Com isso, é possível afirmarmos que 1) as plataformas digitais definem unilateralmente seus termos de consentimento e políticas de privacidade, 2) sem qualquer tipo de verificação sobre sua veracidade, 3) com o objetivo de conectar usuários por meio da identificação de seus interesses e fornecimento de conteúdo baseado neles.

Mas se pais, mães, tutoras e tutores começarem a ler os termos de consentimento, essa pode ser uma solução? Não, de forma alguma! Os termos de consentimento são difíceis de serem encontrados, quando são encontrados, muitos têm volumes gigantescos de páginas (chegando a mil páginas em alguns casos) e termos incompreensíveis para a maioria das pessoas. Ou seja, trata-se de um documento para não ser lido, ou, como dizem os pesquisadores Nick Couldry e Ulisses Mejias (2020), os termos de consentimento são documentos semelhantes ao Requerimento espanhol de 1513 (um documento escrito e lido em espanhol por conquistadores a indígenas recém descobertos, que não compreendiam o espanhol, e que foram repentinamente informados de que suas terras não pertenciam mais a eles, mas na realidade ao líder espiritual dos exploradores, alguém chamado de papa. No mesmo documento os indígenas eram informados que, caso não se submetessem voluntariamente a essa bizarra ordem, com a ajuda de Deus, seria feita a guerra e as esposas, filhas, filhos seriam escravizadas e escravizados e vendidos, e os espanhóis fariam todos os danos possíveis àqueles indígenas).
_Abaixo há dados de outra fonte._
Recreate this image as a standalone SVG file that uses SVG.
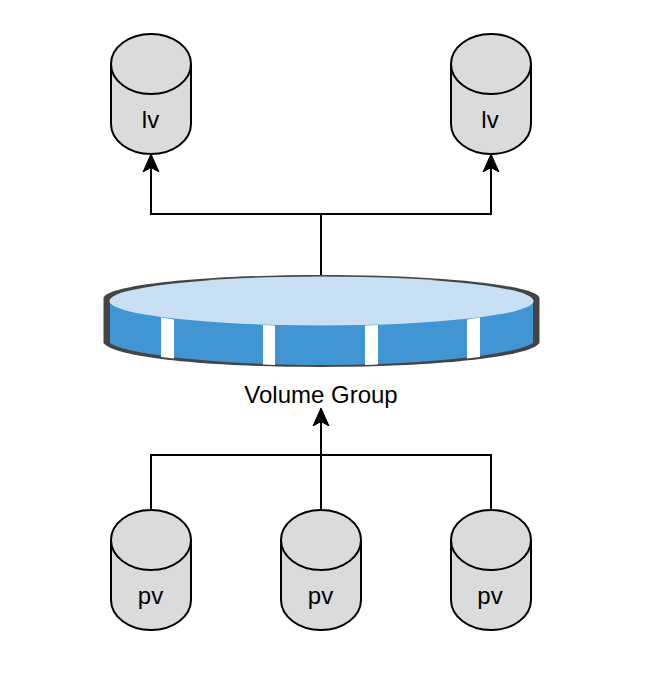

Apesar disso, pensamos que, ao lerem os termos de consentimento, em alguma medida, seria possível que as pessoas percebessem o grau de manipulação e expropriação de dados das crianças ou teriam dúvidas sobre o funcionamento das plataformas E, assim, começariam a cobrar de autoridades e das próprias plataformas maiores esclarecimentos sobre seu funcionamento. Mas até o momento nada disso aconteceu.

O segundo pãozinho do nosso caminho em direção ao atual momento da sociedade plataformizada diz respeito à ausência de controle e legislação sobre as plataformas digitais. Mesmo havendo leis sobre o tema, como a LGPD e o Marco Civil da Internet, suas medidas não conseguem atingir todas as plataformas e nem todo o conteúdo produzido e compartilhado. Além disso, se uma pessoa pública, como um vereador, um senador, ou um jogador de vôlei, consegue produzir e/ou compartilhar uma notícia falsa ou conteúdo de ódio com seus milhões de seguidores, sem sofrer qualquer tipo de sanção efetiva, como imaginar que centenas de milhares de mensagens propagadas em grupos no país todo serão verificadas previamente? É preciso pensarmos na operacionalização dessas plataformas, que são desenvolvidas para não serem controladas.

E o terceiro pãozinho está relacionado à educação de crianças, pais, mães e sociedade em geral. Observamos em novembro de 2022 um artigo neste mesmo jornal sobre a dissonância cognitiva (Sonem, 2022), e como as redes virtuais são capazes de reforçar determinados distúrbios e levar as pessoas a comportamentos usualmente caracterizados como esdrúxulos (como defender fadas e mitos). Nesse sentido, nosso terceiro pãozinho está relacionado à necessidade de educarmos criticamente as pessoas, para refletirem e questionarem aquilo que lhes é informado por meios virtuais.

É claro que a educação financeira é importante nas escolas (como tanto pregam alguns governantes apaixonados pelo necrocapitalismo travestido de neoliberalismo). Mas se continuarmos substituindo as cargas horárias de disciplinas como sociologia e filosofia por empreendedorismo e educação financeira nas escolas, podemos acabar com uma multidão de jovens que acreditam que os bancos salvam e as fadas existem, mas duvidam que o papa vestido de jaqueta branca seja uma manipulação. E essas mentes são facilmente manipuláveis.